Tangy Tastes Of Sri Lanka


September 2010| 1,022 views

Words: Thilini Kahandawaarachchi | Photographs: Mahesh Prasantha |  Prabhath Chathuranga |  Meneka Aravinda

Perhaps the most anticipated of all fruit seasons in Sri Lanka, Rambutan time is the vibrantly colourful and the enticingly exciting. Awaited by the young and the old alike, it is a period when the roadside stalls around the country display neatly arranged piles of bright red rambutan. A tropical fruit that is native to South East Asia, rambutan has a hairy peel. Breaking it open may seem quite a task, but the sweet, juicy flesh that tastes similar to lychee or even grape is a real reward for the effort. Indeed a true tropical gift, rambutan comes in many varieties; the most popular known as Malwana rambutan is commonly found around the Malwana area. It is a must try for any visitor to the country during the season, which is currently on.

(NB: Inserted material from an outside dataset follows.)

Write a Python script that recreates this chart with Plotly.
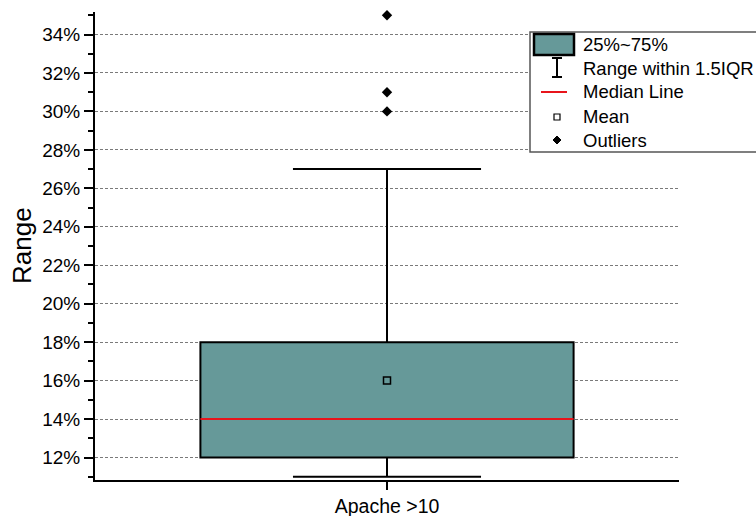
import plotly.graph_objects as go

# Summary statistics of the "Range" distribution (percent)
categories = ["Apache >10"]
q1_vals = [12.0]
median_vals = [14.0]
q3_vals = [18.0]
lower_whisker = [11.0]
upper_whisker = [27.0]
mean_vals = [16.0]
outlier_vals = [30.0, 31.0, 35.0]

y_tick_vals = [12, 14, 16, 18, 20, 22, 24, 26, 28, 30, 32, 34]
y_tick_text = [f"{v}%" for v in y_tick_vals]

legend_labels = ["25%~75%", "Range within 1.5IQR", "Median Line", "Mean", "Outliers"]

BOX_FILL = "#669999"
BOX_WIDTH = 0.639
FONT = "Liberation Sans, Arial, sans-serif"

W, H = 756, 516
L, R, T, B = 95, 77, 12, 36
PW, PH = W - L - R, H - T - B


def px(x):
    return (x - L) / PW


def py(y):
    return (H - B - y) / PH


xpos = list(range(len(categories)))

fig = go.Figure()

fig.add_trace(go.Box(
    x=xpos, q1=q1_vals, median=median_vals, q3=q3_vals,
    lowerfence=lower_whisker, upperfence=upper_whisker,
    width=BOX_WIDTH, whiskerwidth=0.504,
    fillcolor=BOX_FILL, line=dict(color="black", width=2),
    boxpoints=False, showlegend=False, hoverinfo="skip",
))

# red median line across the box
for i, m in zip(xpos, median_vals):
    fig.add_trace(go.Scatter(
        x=[i - BOX_WIDTH / 2, i + BOX_WIDTH / 2], y=[m, m], mode="lines",
        line=dict(color="#e8141b", width=2), showlegend=False, hoverinfo="skip",
    ))

fig.add_trace(go.Scatter(
    x=xpos, y=mean_vals, mode="markers",
    marker=dict(symbol="square-open", size=7, color="black", line=dict(width=1.5)),
    showlegend=False, hoverinfo="skip",
))

fig.add_trace(go.Scatter(
    x=[xpos[0]] * len(outlier_vals), y=outlier_vals, mode="markers",
    marker=dict(symbol="diamond", size=8, color="black"),
    showlegend=False, hoverinfo="skip", cliponaxis=False,
))

# hand-built legend block
shapes = []
annotations = []
lx0, ly0, ly1 = 530, 32, 152
shapes.append(dict(type="rect", xref="paper", yref="paper",
                   x0=px(lx0), x1=px(800), y0=py(ly1), y1=py(ly0),
                   line=dict(color="#555555", width=1.5), fillcolor="white", layer="above"))
# box swatch
shapes.append(dict(type="rect", xref="paper", yref="paper",
                   x0=px(534), x1=px(574), y0=py(55), y1=py(34),
                   line=dict(color="black", width=2.5), fillcolor=BOX_FILL, layer="above"))
# whisker I-beam
cx = 557
for seg in [(cx, 58, cx, 77), (cx - 5, 58, cx + 5, 58), (cx - 5, 77, cx + 5, 77)]:
    shapes.append(dict(type="line", xref="paper", yref="paper",
                       x0=px(seg[0]), y0=py(seg[1]), x1=px(seg[2]), y1=py(seg[3]),
                       line=dict(color="black", width=2), layer="above"))
# median swatch
shapes.append(dict(type="line", xref="paper", yref="paper",
                   x0=px(541), x1=px(567), y0=py(92), y1=py(92),
                   line=dict(color="#e8141b", width=2), layer="above"))
# mean swatch
shapes.append(dict(type="rect", xref="paper", yref="paper",
                   x0=px(cx - 3), x1=px(cx + 3), y0=py(120), y1=py(114),
                   line=dict(color="black", width=1.2), fillcolor="white", layer="above"))
# outlier swatch
shapes.append(dict(type="path", xref="paper", yref="paper",
                   path=f"M {px(cx)} {py(136)} L {px(cx + 4)} {py(140)} L {px(cx)} {py(144)} L {px(cx - 4)} {py(140)} Z",
                   line=dict(color="black", width=1), fillcolor="black", layer="above"))

row_y = [45, 68, 92, 117, 140]
for lab, yy in zip(legend_labels, row_y):
    annotations.append(dict(xref="paper", yref="paper", x=px(581), y=py(yy),
                            text=lab, showarrow=False, xanchor="left", yanchor="middle",
                            font=dict(family=FONT, size=18.5, color="black")))

# y-axis title
annotations.append(dict(xref="paper", yref="paper", x=px(22), y=py(246),
                        text="Range", textangle=-90, showarrow=False,
                        xanchor="center", yanchor="middle",
                        font=dict(family=FONT, size=26, color="black")))

fig.update_layout(
    width=W, height=H,
    margin=dict(l=L, r=R, t=T, b=B, autoexpand=False),
    paper_bgcolor="white", plot_bgcolor="white",
    font=dict(family=FONT, size=19, color="black"),
    shapes=shapes, annotations=annotations,
    showlegend=False,
)

fig.update_xaxes(
    range=[-0.5, len(categories) - 0.5],
    tickvals=xpos, ticktext=categories,
    showline=True, linecolor="black", linewidth=2,
    ticks="outside", ticklen=8, tickwidth=2, tickcolor="black",
    showgrid=False, zeroline=False, automargin=False,
    tickfont=dict(size=19.5),
)

fig.update_yaxes(
    range=[10.83, 35.17],
    tickvals=y_tick_vals, ticktext=y_tick_text,
    showline=True, linecolor="black", linewidth=2,
    ticks="outside", ticklen=9, tickwidth=2, tickcolor="black",
    minor=dict(ticks="outside", ticklen=5, tickwidth=2, tickcolor="black",
               dtick=1, tick0=11, showgrid=False),
    showgrid=True, gridcolor="#7a7a7a", gridwidth=1, griddash="3px,2px",
    zeroline=False, automargin=False,
    tickfont=dict(size=19),
)

fig.write_html("out.html")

Though not typically Sri Lankan, the notorious odour of durian precedes it and thanks to its attack on the olfactory senses, people either love it or loathe it. The durian season coincides with that of rambutan, but unlike rambutan it is comparatively large in size and has a thorny husk. It has a creamy white flesh, which tastes somewhat similar to custard. Quite similar to jackfruit in appearance, though smaller, it is said that even elephants do not go under durian trees for the fear of the fruits falling on them. But then it is no cause for wonder. Imagine a large, thorny durian falling from 40 metres above!

Though lesser known compared to rambutan or durian, and not so widely available, naminang or nangnang is another Sri Lankan fruit. In the backyard gardens of village houses there is always a naminang tree, which has fruits along its trunk. naminang has an awkward shape and an uneven greenish brown exterior, but when ripe it turns slightly yellow and has a sour sweet taste.